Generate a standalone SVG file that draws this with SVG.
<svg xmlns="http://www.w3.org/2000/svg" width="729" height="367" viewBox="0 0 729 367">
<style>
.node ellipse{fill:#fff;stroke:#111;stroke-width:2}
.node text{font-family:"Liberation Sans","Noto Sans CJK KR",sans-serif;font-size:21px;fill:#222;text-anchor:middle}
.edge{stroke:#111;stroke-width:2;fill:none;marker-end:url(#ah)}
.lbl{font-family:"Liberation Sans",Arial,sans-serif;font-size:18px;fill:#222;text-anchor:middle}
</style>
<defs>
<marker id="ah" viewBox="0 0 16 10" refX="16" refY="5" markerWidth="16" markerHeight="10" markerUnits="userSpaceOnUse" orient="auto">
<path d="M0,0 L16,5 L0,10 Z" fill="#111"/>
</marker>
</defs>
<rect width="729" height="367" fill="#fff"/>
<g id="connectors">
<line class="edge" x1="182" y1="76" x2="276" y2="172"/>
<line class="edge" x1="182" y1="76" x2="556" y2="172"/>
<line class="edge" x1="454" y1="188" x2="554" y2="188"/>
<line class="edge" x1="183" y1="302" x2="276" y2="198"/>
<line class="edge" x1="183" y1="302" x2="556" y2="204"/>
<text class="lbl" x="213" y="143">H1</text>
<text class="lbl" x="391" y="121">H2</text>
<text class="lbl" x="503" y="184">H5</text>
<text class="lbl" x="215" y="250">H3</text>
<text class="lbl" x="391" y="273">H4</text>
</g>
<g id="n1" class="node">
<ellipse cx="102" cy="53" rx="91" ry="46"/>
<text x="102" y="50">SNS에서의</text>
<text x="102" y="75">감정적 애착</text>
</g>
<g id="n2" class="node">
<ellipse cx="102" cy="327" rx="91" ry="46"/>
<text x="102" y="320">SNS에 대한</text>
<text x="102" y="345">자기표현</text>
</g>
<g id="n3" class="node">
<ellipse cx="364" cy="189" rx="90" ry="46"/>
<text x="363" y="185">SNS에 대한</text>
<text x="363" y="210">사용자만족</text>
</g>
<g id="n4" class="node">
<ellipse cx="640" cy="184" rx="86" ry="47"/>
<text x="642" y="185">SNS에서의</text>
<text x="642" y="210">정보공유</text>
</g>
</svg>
^^^^
DESCRIPTION OF THE TASK.
Output all of the data above without any alteration.

COMPLETED EXERCISE.
Generate a standalone SVG file that draws this with SVG.
<svg xmlns="http://www.w3.org/2000/svg" width="729" height="367" viewBox="0 0 729 367">
<style>
.node ellipse{fill:#fff;stroke:#111;stroke-width:2}
.node text{font-family:"Liberation Sans","Noto Sans CJK KR",sans-serif;font-size:21px;fill:#222;text-anchor:middle}
.edge{stroke:#111;stroke-width:2;fill:none;marker-end:url(#ah)}
.lbl{font-family:"Liberation Sans",Arial,sans-serif;font-size:18px;fill:#222;text-anchor:middle}
</style>
<defs>
<marker id="ah" viewBox="0 0 16 10" refX="16" refY="5" markerWidth="16" markerHeight="10" markerUnits="userSpaceOnUse" orient="auto">
<path d="M0,0 L16,5 L0,10 Z" fill="#111"/>
</marker>
</defs>
<rect width="729" height="367" fill="#fff"/>
<g id="connectors">
<line class="edge" x1="182" y1="76" x2="276" y2="172"/>
<line class="edge" x1="182" y1="76" x2="556" y2="172"/>
<line class="edge" x1="454" y1="188" x2="554" y2="188"/>
<line class="edge" x1="183" y1="302" x2="276" y2="198"/>
<line class="edge" x1="183" y1="302" x2="556" y2="204"/>
<text class="lbl" x="213" y="143">H1</text>
<text class="lbl" x="391" y="121">H2</text>
<text class="lbl" x="503" y="184">H5</text>
<text class="lbl" x="215" y="250">H3</text>
<text class="lbl" x="391" y="273">H4</text>
</g>
<g id="n1" class="node">
<ellipse cx="102" cy="53" rx="91" ry="46"/>
<text x="102" y="50">SNS에서의</text>
<text x="102" y="75">감정적 애착</text>
</g>
<g id="n2" class="node">
<ellipse cx="102" cy="327" rx="91" ry="46"/>
<text x="102" y="320">SNS에 대한</text>
<text x="102" y="345">자기표현</text>
</g>
<g id="n3" class="node">
<ellipse cx="364" cy="189" rx="90" ry="46"/>
<text x="363" y="185">SNS에 대한</text>
<text x="363" y="210">사용자만족</text>
</g>
<g id="n4" class="node">
<ellipse cx="640" cy="184" rx="86" ry="47"/>
<text x="642" y="185">SNS에서의</text>
<text x="642" y="210">정보공유</text>
</g>
</svg>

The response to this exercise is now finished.